In diesem Beitrag wurde anhand der Untersuchung von Konflikten in Softwareeinführungsprozessen in verschiedenen Organisationen und Kontexten gezeigt, wie solche Probleme und Widerstände analysiert und positiv gewendet werden können, um passgenaue Interventionen zu planen und die Softwarenutzung zu verbessern. Als Grundlage für eine solche Analyse wurden das 5-Ebenen-Modell [9] sowie ein darauf aufbauender Fragebogen [11] beschrieben. Als besonders interessantes Ergebnis ist zu werten, dass fast die Hälfte der beschriebenen Probleme nicht auf technische, sondern auf personelle bzw. soziale/organisatorische Faktoren zurückzuführen ist. Diese sollten demzufolge in Softwareeinführungsprozessen ein besonderes Gewicht erhalten, spielen in der Realität jedoch häufig eine untergeordnete Rolle [10]. Einschränkend ist anzumerken, dass aus einer einzelnen Untersuchung mit eingeschränkter Stichprobenzahl keine allgemeingültige Verteilung von Problemen abgeleitet werden kann. Jedoch unterschieden sich die befragten Gruppen nicht signifikant bezüglich der Verteilung der Konfliktursachen über die einzelnen Ebenen. Es wäre interessant zu untersuchen, ob sich diese Verteilung auch in weiteren Studien wiederfindet, und sich daraus allgemeingültige Empfehlungen für die Gestaltung von Softwareeinführungsprozessen ableiten lassen.

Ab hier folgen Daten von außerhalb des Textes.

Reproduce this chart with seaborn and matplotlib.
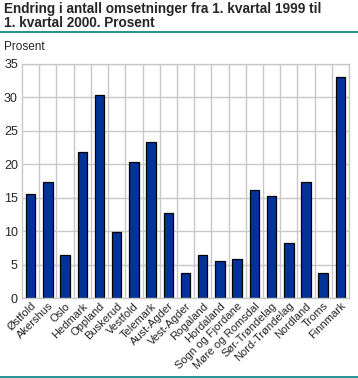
"""
Endring i antall omsetninger, fylkesvis
"""

import matplotlib.pyplot as plt
import numpy as np
import pandas as pd
import seaborn as sns
from matplotlib.lines import Line2D

fylker = [
    "Østfold", "Akershus", "Oslo", "Hedmark", "Oppland", "Buskerud",
    "Vestfold", "Telemark", "Aust-Agder", "Vest-Agder", "Rogaland",
    "Hordaland", "Sogn og Fjordane", "Møre og Romsdal", "Sør-Trøndelag",
    "Nord-Trøndelag", "Nordland", "Troms", "Finnmark",
]
endring = [15.5, 17.3, 6.5, 21.8, 30.3, 9.8, 20.3, 23.3, 12.7, 3.8,
           6.4, 5.6, 5.9, 16.1, 15.3, 8.2, 17.3, 3.7, 33.1]
yticks = [0, 5, 10, 15, 20, 25, 30, 35]

df = pd.DataFrame({"fylke": fylker, "endring": endring})

sns.set_style("white")
plt.rcParams["font.family"] = ["Liberation Sans", "DejaVu Sans"]

fig = plt.figure(figsize=(3.58, 3.78), dpi=100)
ax = fig.add_axes([0.0615, 0.2116, 0.9135, 0.6191])

sns.barplot(data=df, x="fylke", y="endring", color="#003399",
            saturation=1, edgecolor="black", linewidth=0.9, width=0.55, ax=ax)

ax.set_xlim(-0.5, len(fylker) - 0.5)
ax.set_ylim(0, 35)
ax.set_yticks(yticks)
ax.set_yticklabels([str(t) for t in yticks], fontsize=9)
ax.set_xticks(np.arange(len(fylker)) + 0.5, minor=True)
ax.set_xticklabels(fylker, rotation=45, ha="right", rotation_mode="anchor", fontsize=8)
ax.tick_params(axis="x", which="both", length=0, pad=2)
ax.tick_params(axis="y", length=0, pad=3)
ax.grid(axis="y", color="#c8c8c8", linewidth=1)
ax.grid(axis="x", which="minor", color="#c8c8c8", linewidth=1)
ax.set_axisbelow(True)
for s in ax.spines.values():
    s.set_color("#c8c8c8")
    s.set_linewidth(1)
ax.set_xlabel("")
ax.set_ylabel("")

fig.text(0.012, 0.995, "Endring i antall omsetninger fra 1. kvartal 1999 til\n1. kvartal 2000. Prosent",
         fontsize=9.8, fontweight="bold", va="top", ha="left", linespacing=1.0)
fig.add_artist(Line2D([0, 1], [0.915, 0.915], color="#008080", linewidth=1.2))
fig.add_artist(Line2D([0, 1], [0.003, 0.003], color="#008080", linewidth=1.2))
fig.text(0.012, 0.875, "Prosent", fontsize=8.5, va="center", ha="left")

fig.savefig("out.png", dpi=100)
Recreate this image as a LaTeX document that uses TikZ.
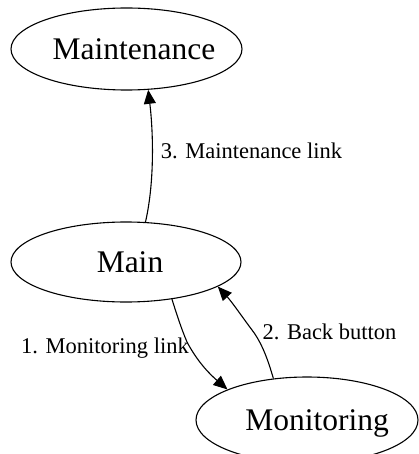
\documentclass[tikz,border=0pt]{standalone}
\usepackage{fontspec}
\setmainfont{Liberation Serif}
\usetikzlibrary{arrows.meta,shapes.geometric}
% shift a label sideways inside its node without changing the node size
\newcommand{\nudge}[2]{\kern#1#2\kern-#1}
\begin{document}
\begin{tikzpicture}[x=1pt,y=-1pt,
  state/.style={draw, ellipse, line width=1.1pt, inner sep=0pt,
    font=\fontsize{31.5}{36}\selectfont, text depth=0pt},
  link/.style={draw, line width=1.1pt, -{Triangle[length=14pt,width=12pt]}},
  tag/.style={inner sep=0pt, font=\fontsize{22.5}{27}\selectfont}]
\useasboundingbox (0,0) rectangle (418,454);

% pages
\node[state, minimum width=231pt, minimum height=82pt] (maint) at (126.5,49) {\nudge{7.5pt}{Maintenance}};
\node[state, minimum width=230pt, minimum height=80pt] (main) at (126,262) {\nudge{4pt}{Main}};
\node[state, minimum width=222pt, minimum height=86pt] (mon) at (307,420) {\nudge{10pt}{Monitoring}};

% navigation links
\draw[link] (main.-39) .. controls (176,312) and (181,328) .. (187,342)
  .. controls (195,357) and (205,370) .. (mon.159);
\draw[link] (mon.129) .. controls (268,360) and (262,343) .. (252,330)
  .. controls (243,318) and (232,302) .. (main.-15);
\draw[link] (main.64) .. controls (155,180) and (153,130) .. (maint.-62);

% link labels
\node[tag] (l1) at (105,348) {1. Monitoring link};
\node[tag] (l2) at (329.5,332) {2. Back button};
\node[tag] (l3) at (251.5,151) {3. Maintenance link};
\end{tikzpicture}
\end{document}
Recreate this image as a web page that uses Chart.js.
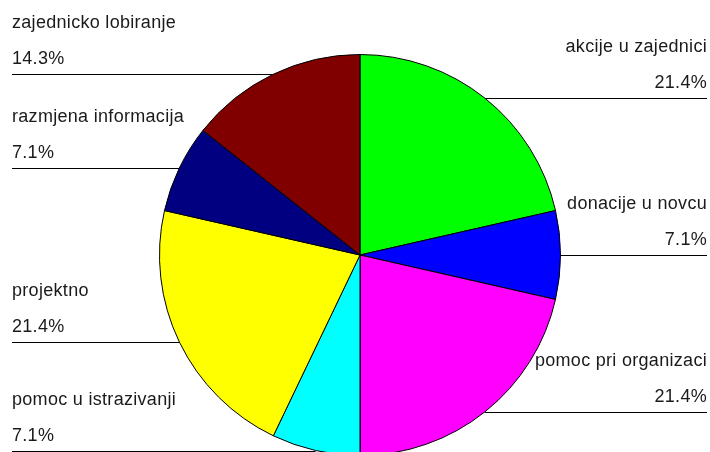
<!DOCTYPE html>
<html>
<head>
<meta charset="utf-8">
<script src="https://cdn.jsdelivr.net/npm/chart.js@4/dist/chart.umd.min.js"></script>
<style>
  html, body { margin: 0; padding: 0; background: #ffffff; overflow: hidden; }
  #wrap { width: 710px; height: 460px; }
</style>
</head>
<body>
<div id="wrap"><canvas id="pie-chart"></canvas></div>
<script>
// categories and values, clockwise from the top
const categories = ["akcije u zajednici", "donacije u novcu", "pomoc pri organizaci",
  "pomoc u istrazivanji", "projektno", "razmjena informacija", "zajednicko lobiranje"];
const shares = [21.4, 7.1, 21.4, 7.1, 21.4, 7.1, 14.3];
const sliceColors = ["#00ff00", "#0000ff", "#ff00ff", "#00ffff", "#ffff00", "#000080", "#800000"];

const ctx = document.getElementById("pie-chart").getContext("2d");

// draws the labels with their leader lines, like the original
const leaderLabels = {
  id: "leaderLabels",
  afterDatasetsDraw(chart) {
    const c = chart.ctx;
    const meta = chart.getDatasetMeta(0);
    c.save();
    c.font = "18px 'Liberation Sans', Arial, sans-serif";
    c.letterSpacing = "0.3px";
    c.fillStyle = "#1a1a1a";
    c.strokeStyle = "#000000";
    c.lineWidth = 1;
    c.textBaseline = "middle";
    meta.data.forEach((arc, i) => {
      const p = arc.getProps(["x", "y", "startAngle", "endAngle", "outerRadius"], true);
      const mid = (p.startAngle + p.endAngle) / 2;
      const px = p.x + Math.cos(mid) * p.outerRadius;
      const py = Math.round(p.y + Math.sin(mid) * p.outerRadius) + 0.5;
      const right = px > p.x;
      const pct = shares[i].toFixed(1) + "%";
      c.beginPath();
      if (right) {
        c.moveTo(px, py);
        c.lineTo(707, py);
        c.textAlign = "right";
        c.fillText(categories[i], 707, py - 51);
        c.fillText(pct, 707, py - 15);
      } else {
        c.moveTo(12, py);
        c.lineTo(px, py);
        c.textAlign = "left";
        c.fillText(categories[i], 12, py - 51);
        c.fillText(pct, 12, py - 15);
      }
      c.stroke();
    });
    c.restore();
  }
};

new Chart(ctx, {
  type: "pie",
  data: {
    labels: categories,
    datasets: [{
      data: shares,
      backgroundColor: sliceColors,
      borderColor: "#000000",
      borderWidth: 1
    }]
  },
  options: {
    responsive: true,
    maintainAspectRatio: false,
    animation: false,
    layout: { padding: { top: 54, bottom: 4, left: 159, right: 149 } },
    plugins: {
      legend: { display: false },
      tooltip: { enabled: false }
    }
  },
  plugins: [leaderLabels]
});
</script>
</body>
</html>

190 Selbstverständlich spielen im Rahmen eines Implementierungsprozesses neben der Überwindung von Widerständen und Konflikten weitere Faktoren wie fehlende Orientierung, Trägheit oder unklare Ziele eine Rolle. Die Reduktion des Prozesses auf Analyse und Bearbeitung der im Prozessverlauf auftretenden Barrieren und Konflikte wäre daher eine unzulässige Vereinfachung. In jedem Fall erfordert die Implementierung einer neuen Technologie als komplexer Prozess ein vielschichtiges Vorgehen auf mehreren, miteinander vernetzten Ebenen, die vom begleitenden Implementierungskonzept sämtlich berücksichtigt und integriert werden.